His explanation sounded very well-researched and clear. But what I couldn’t stop thinking about is the social and valuative underpinnings of the economic structure. I’m talking about the selling of this as a good idea to the American people. How were we convinced that this was a more advanced, productive, fulfilling way to live and support ourselves? Since when does a hard days work and creating what you use and using what you create connote a dated, primitive, obsolete, uncivilized, underclass way of life? Since when is making the things you use a third-world way of working? How did we as American’s convince ourselves that it would improve us as people and as a society to have other people do things for us (that we’re totally capable of doing ourselves) for a wage that keeps them in a permanently secondary class?

I mean if you really take a look at this phenomenon I think it’s pretty pervasive in our culture today. From my time in NY, seeing the Brown nannies pushing White babies in strollers being paid by parents who often aren’t paying taxes for the nannies they employ and God only knows what else they’re not including in the wage consideration. From my home in North Carolina, you see people who, instead of buying from the farmer right down the street (a person they can look in the face and hold responsible if their food turns up tainted,) would rather buy their veggies from a mega-store that also sells tires. There people see purchasing a lower-grade product from the store as “fancier” than making it yourself or buying from a local producer. How did we get here?

I’ve seen the misery first hand of upper-class children I’ve had the pleasure of teaching. They are miserable because of 1) the pressure to remain at the top of this fabricated economic food chain and 2) the emptiness they feel not ever really having the pleasure of creating, maintaining or producing something substantive in their everyday lives. I mean really, many of these kids don’t lift a proverbial finger in their lives, know nothing of an honest, hard days work, and can’t quite figure out where the sadness in their gut comes from. They can’t sort out that cynicism is the order of the day because they are absolutely terrified to try to “do” anything a working person might struggle to do. The moment you expect many of these children of privilege to fail at something, to work hard at something, to honor the ability that each individual has, you have a totally different child.

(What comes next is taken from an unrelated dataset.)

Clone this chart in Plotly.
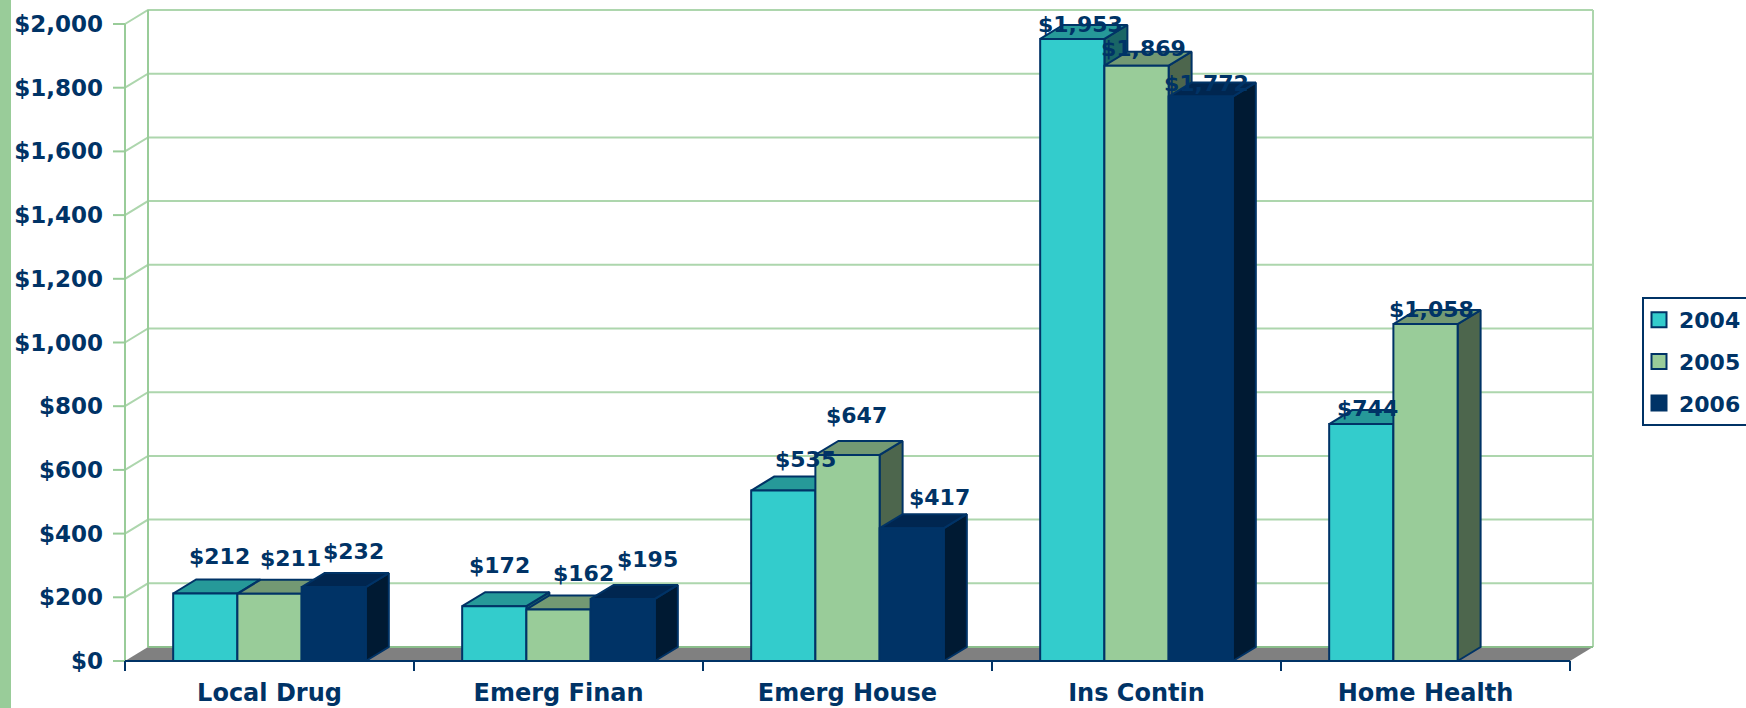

In a culture where everything is made by someone else, society lacks the pride of creation, of knowing a craft, of honoring the individual techniques and methods garnered in the process of producing something. Sure we may have more stuff, but we’re unhappy because we’ve given away all our money to get it instead of experiencing the hard earned work it takes to make something, the pride of bartering or negotiating for something, or the gift of finding that special producer in your area that has the most unique style, talent, or signature characteristic in her or his work.

It’s the fear that false competence and karmic backlash dole out that keeps us unhappy and working way too hard. We know that this hyped-up overvalued culture we’ve sold to people is a farce. We work harder because we’re constantly spinning our wheels to make sure others don’t find out. We don’t sleep because we know that we’re screwing the people we’ve hired to work for crap wages. ( “Crap wages? Oh that’s a technical term I’ve picked up from the economists. Lol.) We know in our heart of hearts that it’s wrong to take advantage of those who will work for less but do the same job we expected to get paid well for. So we exhaust ourselves with creating all these reasons, justifications, and excuses as to why we’re really doing them a favor by not treating them as equal human beings. And then we wonder why we’re unhappy and exhausted.

I’m saying you don’t need to know much about the economy to know why we’re dissatisfied with our current economic situation. I would argue the issue is much closer to home and far more familiar than we realize. It doesn’t exist in that indecipherable financial analysis of our current condition. It doesn’t lie in the incomprehensible economic trends we’ve made an attempt to understand. Instead it lies within our own socio-cultural value system. This issue is one that I hope is a bit easier to fix and one I know is lot easier to control. It starts within each of us, a place far easier to change than Wall Street, Capital Hill, and the rest of the world. I say put on new shoes folks; don’t try to cover the world with rubber soles.

1 comment:

  1. Yo, u were right. it's like a collabo. we got a theme going.
    This was heavy though. It's on point, but this thing is so engrained in us that I fear any real change will have to come on the heal of disaster.